Chocolates & perdas

Uma semana santa difícil.....

NO RJ...

Antes dos chocolates chegarem, ela se ia para outro mundo, distante por alguns bons anos de mim. Ela se ia, mas ficava o sorriso, a disposição, a vontade de seguir em frente, de lutar por um mundo melhor... e ela morreu lutando. Partiu, me fez chorar... a mãezinha que adotei por uns meses e me adotou. Já sabia meu bolo preferido, ele não faltava em casa. O famoso presunto de frango que descobrimos, estava sempre a mesa. Os elogios eram constantes quando eu lavava a louça, ou melhor, quando ela permitia. O cinzeiro já estava separado e se eu precisasse de cigarro, ela poderia ter buscado quando voltava do trabalho. Quando eu esquecia de comprar, ela entendia meu sofrimento...ex-fumante, eterna militante.

Didi desbravou mundos, Brasil, ditadura. Quando jovem, precisou alterar identidade, fugir do país. Exilar-se. Sempre acreditou que poderia fazer mais e o fez durante toda sua vida. Aos 64 anos acordava às 5h da manhã, pegava dois ônibus até o trabalho, 2h de viagem. Voltava para casa no fim da tarde. “Hoje luto dentro do sistema”, dizia.

Uma apaixonada pela “causa”...nos últimos anos, atuava como assistente social. Sempre uma nova história, uma nova luta. Corria atrás de todos os possíveis serviços para ajudar os mais necessitados, não era de ficar numa sala parada, mas no corredor do hospital perguntando se já foram atendidos... e ela mesma atendia.

Poucas vezes se vê um sorriso de quem chega satisfeito de um trabalho duro. Ela chegava! Ainda com energia para se preocupar se eu havia comido, que tinha pão fresco e presunto de frango na geladeira. Independente, ninguém poderia fazer nada por ela, volta meia chegava com uma sacola de compras. Aposentar-se? Jamais! A anistia precisava reconhecer sua luta. Mas essa linda mulher, não podia mesmo era parar...simplesmente porque sabia o quanto era necessária.

Ao referir-se sobre a juventude... dizia “Era um monte de gente jovem que tinha um sonho e foi atrás dele”... nunca cansou-se... sonhou e fez... jamais envelheceu!

Deixou o mundo melhor do que quando veio...

NO RS...

Antes dos chocolates chegarem... mais uma perda. Lá no sul, um jovem colega parte junto com seu pai, que tentou salvá-lo em um rio. Ainda é difícil de acreditar que nessa vida não veremos mais quem se vai.

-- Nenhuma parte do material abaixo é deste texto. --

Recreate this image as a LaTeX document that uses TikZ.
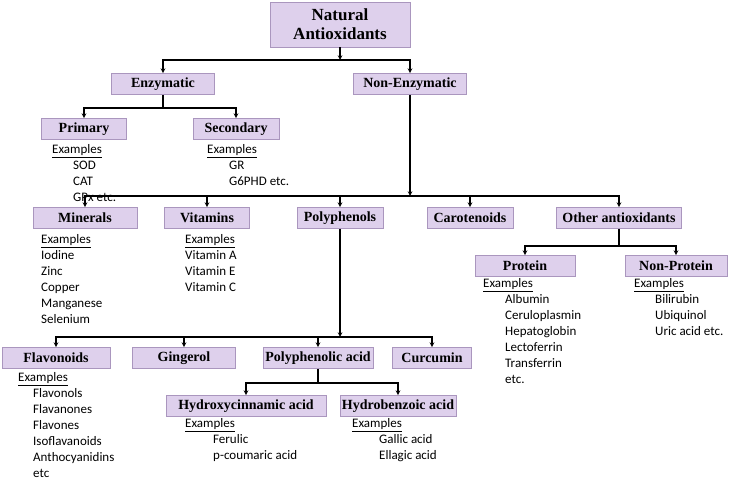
\documentclass[tikz,border=0pt]{standalone}
\usepackage{fontspec}
\setmainfont{Liberation Serif}
\newfontfamily\exfont{Carlito}
\definecolor{boxfill}{RGB}{222,208,236}
\definecolor{boxline}{RGB}{170,150,190}
\usetikzlibrary{positioning}
\tikzset{
  x=1pt, y=-1pt,
  box/.style = {
    rectangle, draw=boxline, fill=boxfill, line width=0.8pt,
    font=\fontsize{14}{15}\selectfont\bfseries,
    inner sep=2pt, minimum height=21pt
  },
  ex/.style = {
    anchor=north west, align=left, inner sep=0pt,
    font=\exfont\fontsize{13}{16}\selectfont
  },
  line/.style = {draw, line width=1.1pt},
  >=stealth
}
\begin{document}
\begin{tikzpicture}
  \useasboundingbox (0,0) rectangle (730,484);

  %% nodes
  \node[box, minimum width=140pt, minimum height=45pt, align=center,
        font=\fontsize{17}{19}\selectfont\bfseries] (NA) at (340,24.5) {Natural\\Antioxidants};
  \node[box, minimum width=103pt] (EN)  at (163,84)  {Enzymatic};
  \node[box, minimum width=113pt] (NEN) at (410,84)  {Non-Enzymatic};
  \node[box, minimum width=85pt]  (PR)  at (84,129)  {Primary};
  \node[box, minimum width=86pt]  (SE)  at (236,129) {Secondary};

  \node[box, minimum width=104pt] (MI) at (85,218)  {Minerals};
  \node[box, minimum width=85pt]  (VI) at (207,218) {Vitamins};
  \node[box, minimum width=86pt]  (PP) at (340,218) {Polyphenols};
  \node[box, minimum width=86pt]  (CA) at (470,218) {Carotenoids};
  \node[box, minimum width=125pt] (OA) at (619,218) {Other antioxidants};

  \node[box, minimum width=100pt] (PT)  at (525,266) {Protein};
  \node[box, minimum width=102pt] (NPT) at (676,266) {Non-Protein};

  \node[box, minimum width=108pt] (FL) at (56,358)  {Flavonoids};
  \node[box, minimum width=103pt] (GI) at (184,358) {Gingerol};
  \node[box, minimum width=110pt] (PA) at (318,358) {Polyphenolic acid};
  \node[box, minimum width=79pt]  (CU) at (432,358) {Curcumin};

  \node[box, minimum width=160pt] (HC) at (246,406) {Hydroxycinnamic acid};
  \node[box, minimum width=115pt] (HB) at (398,406) {Hydrobenzoic acid};

  %% examples
  \node[ex] (PRex) at (52,144)  {\underline{Examples}\\\hspace{21pt}SOD\\\hspace{21pt}CAT\\\hspace{21pt}GPx etc.};
  \node[ex] (SEex) at (207,144) {\underline{Examples}\\\hspace{22pt}GR\\\hspace{22pt}G6PHD etc.};
  \node[ex] (MIex) at (41,234)  {\underline{Examples}\\Iodine\\Zinc\\Copper\\Manganese\\Selenium};
  \node[ex] (VIex) at (185,234) {\underline{Examples}\\Vitamin A\\Vitamin E\\Vitamin C};
  \node[ex] (PTex) at (483,278) {\underline{Examples}\\\hspace{22pt}Albumin\\\hspace{22pt}Ceruloplasmin\\\hspace{22pt}Hepatoglobin\\\hspace{22pt}Lectoferrin\\\hspace{22pt}Transferrin\\\hspace{22pt}etc.};
  \node[ex] (NPTex) at (634,278) {\underline{Examples}\\\hspace{21pt}Bilirubin\\\hspace{21pt}Ubiquinol\\\hspace{21pt}Uric acid etc.};
  \node[ex] (FLex) at (18,372)  {\underline{Examples}\\\hspace{15pt}Flavonols\\\hspace{15pt}Flavanones\\\hspace{15pt}Flavones\\\hspace{15pt}Isoflavanoids\\\hspace{15pt}Anthocyanidins\\\hspace{15pt}etc};
  \node[ex] (HCex) at (185,418) {\underline{Examples}\\\hspace{28pt}Ferulic\\\hspace{28pt}p-coumaric acid};
  \node[ex] (HBex) at (352,418) {\underline{Examples}\\\hspace{27pt}Gallic acid\\\hspace{27pt}Ellagic acid};

  %% bus points
  \coordinate (b1) at (340,60);
  \coordinate (b2) at (163,108);
  \coordinate (b3) at (410,196);
  \coordinate (b4) at (619,246);
  \coordinate (b5) at (340,337);
  \coordinate (b6) at (318,383);

  %% arrows
  \draw[line,->] (NA) -- (b1);
  \draw[line,->] (b1) -| (EN);
  \draw[line,->] (b1) -| (NEN);
  \draw[line] (EN) -- (b2);
  \draw[line,->] (b2) -| (PR);
  \draw[line,->] (b2) -| (SE);

  \draw[line,->] (NEN) -- (b3);
  \foreach \n in {MI,VI,PP,CA,OA}
    \draw[line,->] (b3) -| (\n);

  \draw[line] (OA) -- (b4);
  \draw[line,->] (b4) -| (PT);
  \draw[line,->] (b4) -| (NPT);

  \draw[line,->] (PP) -- (b5);
  \foreach \n in {FL,GI,PA,CU}
    \draw[line,->] (b5) -| (\n);

  \draw[line] (PA) -- (b6);
  \draw[line,->] (b6) -| (HC);
  \draw[line,->] (b6) -| (HB);
\end{tikzpicture}
\end{document}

Mais uma pessoa do “bem”... não chegou a ser um amigo íntimo, mas até onde conheci, uma boa parceria...

Um guri de sorriso no rosto, bem disposto de uma tranqüilidade incomum. De piadas agradáveis, adorador da cultura, do tradicionalismo...ele parecia observar o mundo a sua volta e não julgar, exceto pelo seu time, campeão do mundo, o Internacional, sempre o melhor...

Só posso falar do que ele me passava e de meus sentimentos em relação a esta perda... dos meus amigos, conhecidos que tiveram uma relação mais próxima... da falta que ele fará na noite, no dia, em Santa Maria, por onde andou e a quem leva uma lembrança dele.

Para mim é difícil não associar as duas perdas da semana de páscoa. O Ceratti não viveu tanto quanto a Didi, mas carregava o mesmo sorriso, uma certa inquietude e tranqüilidade, revolta e pacificação, um bem querer... . Fazia bem por onde passava, para quem encontrava. Me fazia bem saber que existia...

"Em maio passado, na última reportagem da série em que acompanhou uma cavalgada da 13ª Região Tradicionalista, ele escreveu: – Redescobri a beleza da simplicidade, reencontrei costumes que às vezes ficam de lado, como o verdadeiro companheirismo, e passei a dar mais valor para a amizade. Terminei a cavalgada feliz, não só pelos novos amigos, mas, principalmente, por ter me reencontrado com a nossa cultura." - Andréia Fontana - Diário de Santa Maria - 13/04/2009

E lá se foram eles antes dos chocolates... Duas almas de brilho próprio...

Deixando saudades, histórias para contar, lembrar, com a certeza que não passaram em vão por nem um minuto em nossas vidas.